There are four steps to reclaim Gift Aid on donations:

  1. Register with HM Revenue & Customs to reclaim Gift Aid
  2. Produce and promote Gift Aid authorisation / declaration forms for donors
  3. Keep a record of all declaration forms from donors and their associated gifts
  4. Calculate and claim the Gift Aid from HM Revenue & Customs

Useful resources

Major donors
Some donors have potential to give much more than others. Major donors are defined as any supporter who gives over £250; however, a larger charity may define a major donor by gifts over £1,000. According to the UK Giving Guide 2005/2006, high-level donors are identified as those who give £100 or more in an average month, representing 6 per cent of all donors in 2005-06. Major donors can be identified by researching the supporter base and by identifying those giving a larger gift than requested. Once identified, aim to make major donors more involved than standard donors through, for example, clubs for larger donors, or provide incentives tailored to suit their needs.

Useful resources:

Legacy Giving
Legacies are money and items left in wills to charity. They provide a considerable source of funds, valued at £1.6 billion (2004-2005) for the UK Third sector. Charitable gifts left in wills are free of inheritance and capital gains tax. The areas that benefit most are:

  • Health & social welfare sector - 23.9 per cent
  • Animal welfare – 16 per cent
  • Arts - 0.8 per cent

Women are most likely to leave legacies to charity, 69 per cent of legacies; men provide 31 per cent of legacy income.

When promoting legacy giving you should aim to target:

  • The 64 per cent of the population who have not yet made a will – ‘make a will and leave a legacy to us’
  • For the 36 per cent who have made a will – ‘remember us by leaving a codicil to your existing will.
  • Case studies are a useful way to illustrate the impact made by charitable legacies.

There are a number of types of legacy charitable gifts:

  • Pecuniary: a specified amount of money is given.
  • Residuary: a proportion of an estate given, after all other specific bequests have been made.
  • Specific bequest: a specific item that can be kept or sold by the charity.
  • Long stop legacy: when an estate reverts to charity as the original provisions of the legacy failed or could not be met e.g. all residuary beneficiaries died.
  • Reversionary or life interest: this gives the donor the benefit of using an asset during their lifetime and upon their death, the asset reverts to the charity.

Useful resources:

Share giving

  • Shares given to charity give rise to neither a gain nor a loss for Capital Gains Tax purposes.
  • UK taxpayers may also be able to claim income tax relief on the value of the donation.
  • Giving shares is an alternative way of giving larger gifts to charity and reducing tax liability.
  • Smaller share gifts can be handled by a specialist charity called Sharegift.

Useful resources:

  • HM Revenue & Customs (Charities Department) Web: www.hmrc.gov.uk/charities Tel: 08453 02 02 03
  • Sharegift specialises in share donations, especially small holdings of shares that would cost more to sell than they are worth – Tel: 0207 337 0501.

Committed and regular giving
Committed giving is the most valuable and consistent form of individual donations.
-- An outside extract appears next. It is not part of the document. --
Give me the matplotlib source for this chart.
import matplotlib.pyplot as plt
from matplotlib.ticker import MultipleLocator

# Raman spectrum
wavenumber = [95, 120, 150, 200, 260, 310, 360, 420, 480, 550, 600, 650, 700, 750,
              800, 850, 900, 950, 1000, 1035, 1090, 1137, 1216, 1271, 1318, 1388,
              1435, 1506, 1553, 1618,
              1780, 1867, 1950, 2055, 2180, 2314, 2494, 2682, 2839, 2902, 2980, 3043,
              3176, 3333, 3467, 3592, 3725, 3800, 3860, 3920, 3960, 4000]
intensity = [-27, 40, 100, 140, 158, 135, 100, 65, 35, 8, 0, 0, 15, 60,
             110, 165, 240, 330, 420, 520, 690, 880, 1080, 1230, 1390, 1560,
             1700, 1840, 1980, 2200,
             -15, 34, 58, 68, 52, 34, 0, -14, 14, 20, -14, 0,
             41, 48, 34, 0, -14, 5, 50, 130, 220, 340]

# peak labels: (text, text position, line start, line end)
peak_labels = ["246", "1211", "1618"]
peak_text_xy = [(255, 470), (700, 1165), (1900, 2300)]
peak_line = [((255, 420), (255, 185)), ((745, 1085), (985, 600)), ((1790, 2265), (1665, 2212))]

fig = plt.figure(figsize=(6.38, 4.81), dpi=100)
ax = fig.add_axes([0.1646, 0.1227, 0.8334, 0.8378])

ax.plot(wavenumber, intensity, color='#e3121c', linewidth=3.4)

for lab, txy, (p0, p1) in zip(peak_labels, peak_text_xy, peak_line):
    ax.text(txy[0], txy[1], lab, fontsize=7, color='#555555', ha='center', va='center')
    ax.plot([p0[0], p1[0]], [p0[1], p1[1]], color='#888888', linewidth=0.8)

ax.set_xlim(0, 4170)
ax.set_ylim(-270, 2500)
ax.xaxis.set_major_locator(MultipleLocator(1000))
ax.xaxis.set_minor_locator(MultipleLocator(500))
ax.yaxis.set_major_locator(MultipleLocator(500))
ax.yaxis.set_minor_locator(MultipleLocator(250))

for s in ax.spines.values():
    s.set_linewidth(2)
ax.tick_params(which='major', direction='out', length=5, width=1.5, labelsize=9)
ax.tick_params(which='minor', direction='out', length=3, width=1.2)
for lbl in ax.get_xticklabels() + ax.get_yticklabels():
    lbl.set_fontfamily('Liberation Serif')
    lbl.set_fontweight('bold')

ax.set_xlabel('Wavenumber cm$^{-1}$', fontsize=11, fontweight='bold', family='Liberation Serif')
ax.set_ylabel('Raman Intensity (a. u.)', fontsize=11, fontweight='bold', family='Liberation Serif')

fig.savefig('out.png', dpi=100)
This form of giving can provide the best financial return on promotional activity. Encouraging regular gifts helps the charity build a supporter base as the ‘door opens’ for regular contact with the donor. Around a fifth (18.6 per cent) of adults, 10 million people, give in a planned and regular way.

Methods of planned and regular giving include:

  • Direct Debits / Standing Orders - monthly gifts direct from donor’s bank account (can be made tax effective through Gift Aid).
  • Covenants - an agreement to support a cause with a specific amount at specified times (can be made tax effective through Gift Aid).
  • Payroll Giving - a charity donation scheme run by employers, (tax effective at source, separate from the Gift Aid scheme. Offered free of charge through WCVA.
  • Membership / ‘Friends of…’ schemes - donors pay subscriptions (which can be treated as donations under the Gift Aid scheme depending on the value of the benefits received in return for the subscription).
  • Cash or cheque - not as efficient as the mechanisms stated above as donor’s will need continuous reminding (can be made tax effective under the Gift Aid scheme).